-- BEGIN RECORDED INFORMATION --

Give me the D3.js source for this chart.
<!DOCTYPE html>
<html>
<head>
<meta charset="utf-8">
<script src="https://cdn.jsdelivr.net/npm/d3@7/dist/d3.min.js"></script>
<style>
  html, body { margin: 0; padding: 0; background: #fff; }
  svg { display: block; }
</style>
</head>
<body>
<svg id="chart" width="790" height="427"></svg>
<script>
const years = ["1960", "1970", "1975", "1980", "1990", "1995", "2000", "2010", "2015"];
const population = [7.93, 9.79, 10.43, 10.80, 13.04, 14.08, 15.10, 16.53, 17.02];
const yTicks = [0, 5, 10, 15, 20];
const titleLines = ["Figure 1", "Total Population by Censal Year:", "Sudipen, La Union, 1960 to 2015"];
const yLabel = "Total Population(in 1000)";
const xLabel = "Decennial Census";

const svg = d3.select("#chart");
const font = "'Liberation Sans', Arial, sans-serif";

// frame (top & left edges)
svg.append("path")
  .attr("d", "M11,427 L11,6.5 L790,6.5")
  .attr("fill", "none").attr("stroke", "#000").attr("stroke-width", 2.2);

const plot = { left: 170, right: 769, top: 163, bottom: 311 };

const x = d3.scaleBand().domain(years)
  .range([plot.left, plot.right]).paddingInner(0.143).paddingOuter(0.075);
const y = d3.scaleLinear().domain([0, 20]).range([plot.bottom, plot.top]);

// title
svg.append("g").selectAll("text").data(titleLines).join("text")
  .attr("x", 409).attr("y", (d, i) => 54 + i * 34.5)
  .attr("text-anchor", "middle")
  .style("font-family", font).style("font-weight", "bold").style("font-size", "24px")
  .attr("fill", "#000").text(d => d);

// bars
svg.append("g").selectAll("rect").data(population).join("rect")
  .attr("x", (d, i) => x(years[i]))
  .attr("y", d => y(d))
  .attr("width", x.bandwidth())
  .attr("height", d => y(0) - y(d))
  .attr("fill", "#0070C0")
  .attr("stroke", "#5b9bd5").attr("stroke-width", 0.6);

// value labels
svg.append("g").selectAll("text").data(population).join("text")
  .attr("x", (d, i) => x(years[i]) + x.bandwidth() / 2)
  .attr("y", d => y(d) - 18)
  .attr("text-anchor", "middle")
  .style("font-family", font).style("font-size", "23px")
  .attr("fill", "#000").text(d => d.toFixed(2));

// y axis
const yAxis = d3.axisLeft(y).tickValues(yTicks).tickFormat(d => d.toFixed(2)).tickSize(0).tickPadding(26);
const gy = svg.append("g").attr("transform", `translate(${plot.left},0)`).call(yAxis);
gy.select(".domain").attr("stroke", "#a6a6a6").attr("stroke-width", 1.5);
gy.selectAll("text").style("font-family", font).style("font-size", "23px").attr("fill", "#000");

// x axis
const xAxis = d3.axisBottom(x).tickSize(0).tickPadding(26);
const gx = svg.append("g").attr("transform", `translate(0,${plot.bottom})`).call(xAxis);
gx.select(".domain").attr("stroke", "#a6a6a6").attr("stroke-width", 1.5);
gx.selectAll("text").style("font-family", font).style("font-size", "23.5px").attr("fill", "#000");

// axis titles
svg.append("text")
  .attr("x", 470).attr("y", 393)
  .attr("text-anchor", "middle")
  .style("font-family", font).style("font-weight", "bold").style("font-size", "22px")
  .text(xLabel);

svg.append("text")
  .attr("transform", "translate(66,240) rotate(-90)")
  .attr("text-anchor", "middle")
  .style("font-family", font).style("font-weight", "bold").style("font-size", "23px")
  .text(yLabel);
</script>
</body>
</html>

-- END RECORDED INFORMATION --

● AIM: Copy, from the material, each line that holds the string "chart".

● SOLUTION FOR THIS EXERCISE:
Give me the D3.js source for this chart.
<svg id="chart" width="790" height="427"></svg>
const svg = d3.select("#chart");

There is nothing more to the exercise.